| Dataset extract |
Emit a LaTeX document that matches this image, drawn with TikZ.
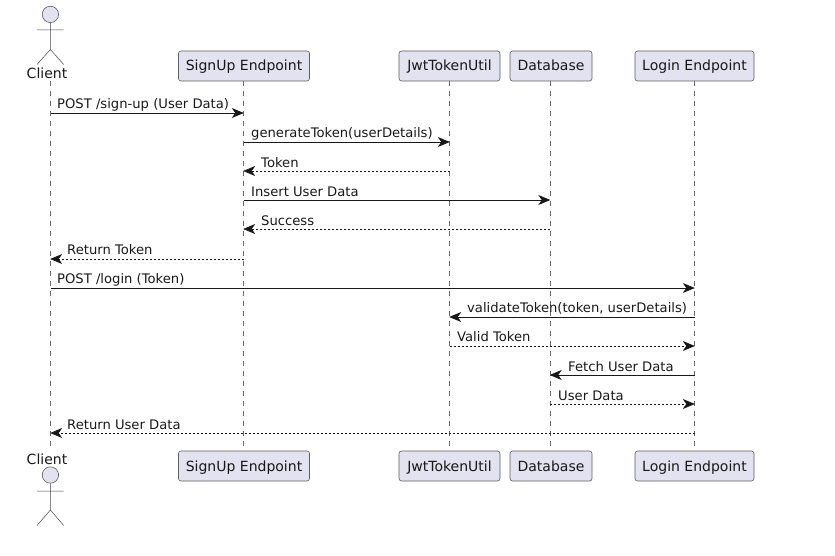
\documentclass[tikz,border=0pt]{standalone}
\usepackage{fontspec}
\setmainfont{DejaVu Sans}
\usetikzlibrary{arrows.meta,calc}
\definecolor{boxfill}{HTML}{E2E2F0}
\definecolor{ink}{HTML}{181818}
\tikzset{
  part/.style={draw=ink!70,line width=0.6pt,fill=boxfill,rounded corners=2.5pt,minimum height=30pt,inner sep=0pt,text=ink,text height=13pt,text depth=3pt,font=\fontsize{14}{16}\selectfont},
  lifeline/.style={draw=ink!65,line width=0.5pt,dash pattern=on 5pt off 5pt},
  msg/.style={draw=ink,line width=0.9pt,-{Stealth[length=12pt,width=10pt,inset=3.5pt]},shorten >=-0.3pt},
  reply/.style={msg,line width=0.7pt,dash pattern=on 2pt off 2pt},
  lab/.style={anchor=base west,inner sep=0pt,text=ink,font=\fontsize{13.15}{15}\selectfont},
  actorname/.style={anchor=base,inner sep=0pt,text=ink,font=\fontsize{14}{16}\selectfont},
  limb/.style={draw=ink!80,line width=0.5pt},
  head/.style={circle,draw=ink!80,line width=0.5pt,fill=boxfill,minimum size=16.4pt,inner sep=0pt}
}
\begin{document}
\begin{tikzpicture}[x=1pt,y=-1pt]
\useasboundingbox (0,0) rectangle (835,556);
\coordinate (ct) at (50.5,81);
\coordinate (cb) at (50.5,450);
\node[part,minimum width=131pt] (su) at (244,66) {SignUp Endpoint};
\node[part,minimum width=131pt] (sub) at (244,466) {SignUp Endpoint};
\node[part,minimum width=101pt] (jw) at (449.5,66) {JwtTokenUtil};
\node[part,minimum width=101pt] (jwb) at (449.5,466) {JwtTokenUtil};
\node[part,minimum width=82pt] (db) at (551,66) {Database};
\node[part,minimum width=82pt] (dbb) at (551,466) {Database};
\node[part,minimum width=119pt] (lg) at (694.5,66) {Login Endpoint};
\node[part,minimum width=119pt] (lgb) at (694.5,466) {Login Endpoint};
\coordinate (sl) at ($(su.south)+(-0.5,0)$);
\coordinate (dl) at ($(db.south)+(-1,0)$);
\draw[lifeline] (ct) -- (cb);
\draw[lifeline] (sl) -- (sl |- sub.north);
\draw[lifeline] (jw.south) -- (jwb.north);
\draw[lifeline] (dl) -- (dl |- dbb.north);
\draw[lifeline] (lg.south) -- (lgb.north);
% actor top
\node[head] (h1) at (50.4,14.4) {};
\draw[limb] (h1.south) -- (50.4,49.5) (37,30) -- (63.7,30) (37,64.5) -- (50.4,49.5) -- (63.7,64.5);
\node[actorname] (c1) at (47,79) {Client};
% actor bottom
\node[actorname] (c2) at (47,464) {Client};
\node[head] (h2) at (50.4,475) {};
\draw[limb] (h2.south) -- (50.4,510) (37,491) -- (63.7,491) (37,525.5) -- (50.4,510) -- (63.7,525.5);
% messages
\draw[msg]   (ct |- 0,113) -- (sl |- 0,113);
\draw[msg]   (sl |- 0,142) -- (jw |- 0,142);
\draw[reply] (jw |- 0,171) -- (sl |- 0,171);
\draw[msg]   (sl |- 0,200) -- (dl |- 0,200);
\draw[reply] (dl |- 0,229) -- (sl |- 0,229);
\draw[reply] (sl |- 0,259) -- (ct |- 0,259);
\draw[msg]   (ct |- 0,288) -- (lg |- 0,288);
\draw[msg]   (lg |- 0,317) -- (jw |- 0,317);
\draw[reply] (jw |- 0,346) -- (lg |- 0,346);
\draw[msg]   (lg |- 0,375) -- (dl |- 0,375);
\draw[reply] (dl |- 0,404) -- (lg |- 0,404);
\draw[reply] (lg |- 0,433) -- (ct |- 0,433);
% labels
\node[lab] (m1) at (57,108.7) {POST /sign-up (User Data)};
\node[lab] (m2) at (251,137.7) {generateToken(userDetails)};
\node[lab] (m3) at (261,167.7) {Token};
\node[lab] (m4) at (251,196.5) {Insert User Data};
\node[lab] (m5) at (261,225.5) {Success};
\node[lab] (m6) at (67,254.5) {Return Token};
\node[lab] (m7) at (57,283.7) {POST /login (Token)};
\node[lab] (m8) at (467,312.7) {validateToken(token, userDetails)};
\node[lab] (m9) at (457,341.7) {Valid Token};
\node[lab] (m10) at (568,371.5) {Fetch User Data};
\node[lab] (m11) at (558,400.5) {User Data};
\node[lab] (m12) at (67,429.5) {Return User Data};
\end{tikzpicture}
\end{document}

| Exercise |
Exclude the images, then output the data above word for word.

| Written response |
Emit a LaTeX document that matches this image, drawn with TikZ.
\documentclass[tikz,border=0pt]{standalone}
\usepackage{fontspec}
\setmainfont{DejaVu Sans}
\usetikzlibrary{arrows.meta,calc}
\definecolor{boxfill}{HTML}{E2E2F0}
\definecolor{ink}{HTML}{181818}
\tikzset{
  part/.style={draw=ink!70,line width=0.6pt,fill=boxfill,rounded corners=2.5pt,minimum height=30pt,inner sep=0pt,text=ink,text height=13pt,text depth=3pt,font=\fontsize{14}{16}\selectfont},
  lifeline/.style={draw=ink!65,line width=0.5pt,dash pattern=on 5pt off 5pt},
  msg/.style={draw=ink,line width=0.9pt,-{Stealth[length=12pt,width=10pt,inset=3.5pt]},shorten >=-0.3pt},
  reply/.style={msg,line width=0.7pt,dash pattern=on 2pt off 2pt},
  lab/.style={anchor=base west,inner sep=0pt,text=ink,font=\fontsize{13.15}{15}\selectfont},
  actorname/.style={anchor=base,inner sep=0pt,text=ink,font=\fontsize{14}{16}\selectfont},
  limb/.style={draw=ink!80,line width=0.5pt},
  head/.style={circle,draw=ink!80,line width=0.5pt,fill=boxfill,minimum size=16.4pt,inner sep=0pt}
}
\begin{document}
\begin{tikzpicture}[x=1pt,y=-1pt]
\useasboundingbox (0,0) rectangle (835,556);
\coordinate (ct) at (50.5,81);
\coordinate (cb) at (50.5,450);
\node[part,minimum width=131pt] (su) at (244,66) {SignUp Endpoint};
\node[part,minimum width=131pt] (sub) at (244,466) {SignUp Endpoint};
\node[part,minimum width=101pt] (jw) at (449.5,66) {JwtTokenUtil};
\node[part,minimum width=101pt] (jwb) at (449.5,466) {JwtTokenUtil};
\node[part,minimum width=82pt] (db) at (551,66) {Database};
\node[part,minimum width=82pt] (dbb) at (551,466) {Database};
\node[part,minimum width=119pt] (lg) at (694.5,66) {Login Endpoint};
\node[part,minimum width=119pt] (lgb) at (694.5,466) {Login Endpoint};
\coordinate (sl) at ($(su.south)+(-0.5,0)$);
\coordinate (dl) at ($(db.south)+(-1,0)$);
\draw[lifeline] (ct) -- (cb);
\draw[lifeline] (sl) -- (sl |- sub.north);
\draw[lifeline] (jw.south) -- (jwb.north);
\draw[lifeline] (dl) -- (dl |- dbb.north);
\draw[lifeline] (lg.south) -- (lgb.north);
% actor top
\node[head] (h1) at (50.4,14.4) {};
\draw[limb] (h1.south) -- (50.4,49.5) (37,30) -- (63.7,30) (37,64.5) -- (50.4,49.5) -- (63.7,64.5);
\node[actorname] (c1) at (47,79) {Client};
% actor bottom
\node[actorname] (c2) at (47,464) {Client};
\node[head] (h2) at (50.4,475) {};
\draw[limb] (h2.south) -- (50.4,510) (37,491) -- (63.7,491) (37,525.5) -- (50.4,510) -- (63.7,525.5);
% messages
\draw[msg]   (ct |- 0,113) -- (sl |- 0,113);
\draw[msg]   (sl |- 0,142) -- (jw |- 0,142);
\draw[reply] (jw |- 0,171) -- (sl |- 0,171);
\draw[msg]   (sl |- 0,200) -- (dl |- 0,200);
\draw[reply] (dl |- 0,229) -- (sl |- 0,229);
\draw[reply] (sl |- 0,259) -- (ct |- 0,259);
\draw[msg]   (ct |- 0,288) -- (lg |- 0,288);
\draw[msg]   (lg |- 0,317) -- (jw |- 0,317);
\draw[reply] (jw |- 0,346) -- (lg |- 0,346);
\draw[msg]   (lg |- 0,375) -- (dl |- 0,375);
\draw[reply] (dl |- 0,404) -- (lg |- 0,404);
\draw[reply] (lg |- 0,433) -- (ct |- 0,433);
% labels
\node[lab] (m1) at (57,108.7) {POST /sign-up (User Data)};
\node[lab] (m2) at (251,137.7) {generateToken(userDetails)};
\node[lab] (m3) at (261,167.7) {Token};
\node[lab] (m4) at (251,196.5) {Insert User Data};
\node[lab] (m5) at (261,225.5) {Success};
\node[lab] (m6) at (67,254.5) {Return Token};
\node[lab] (m7) at (57,283.7) {POST /login (Token)};
\node[lab] (m8) at (467,312.7) {validateToken(token, userDetails)};
\node[lab] (m9) at (457,341.7) {Valid Token};
\node[lab] (m10) at (568,371.5) {Fetch User Data};
\node[lab] (m11) at (558,400.5) {User Data};
\node[lab] (m12) at (67,429.5) {Return User Data};
\end{tikzpicture}
\end{document}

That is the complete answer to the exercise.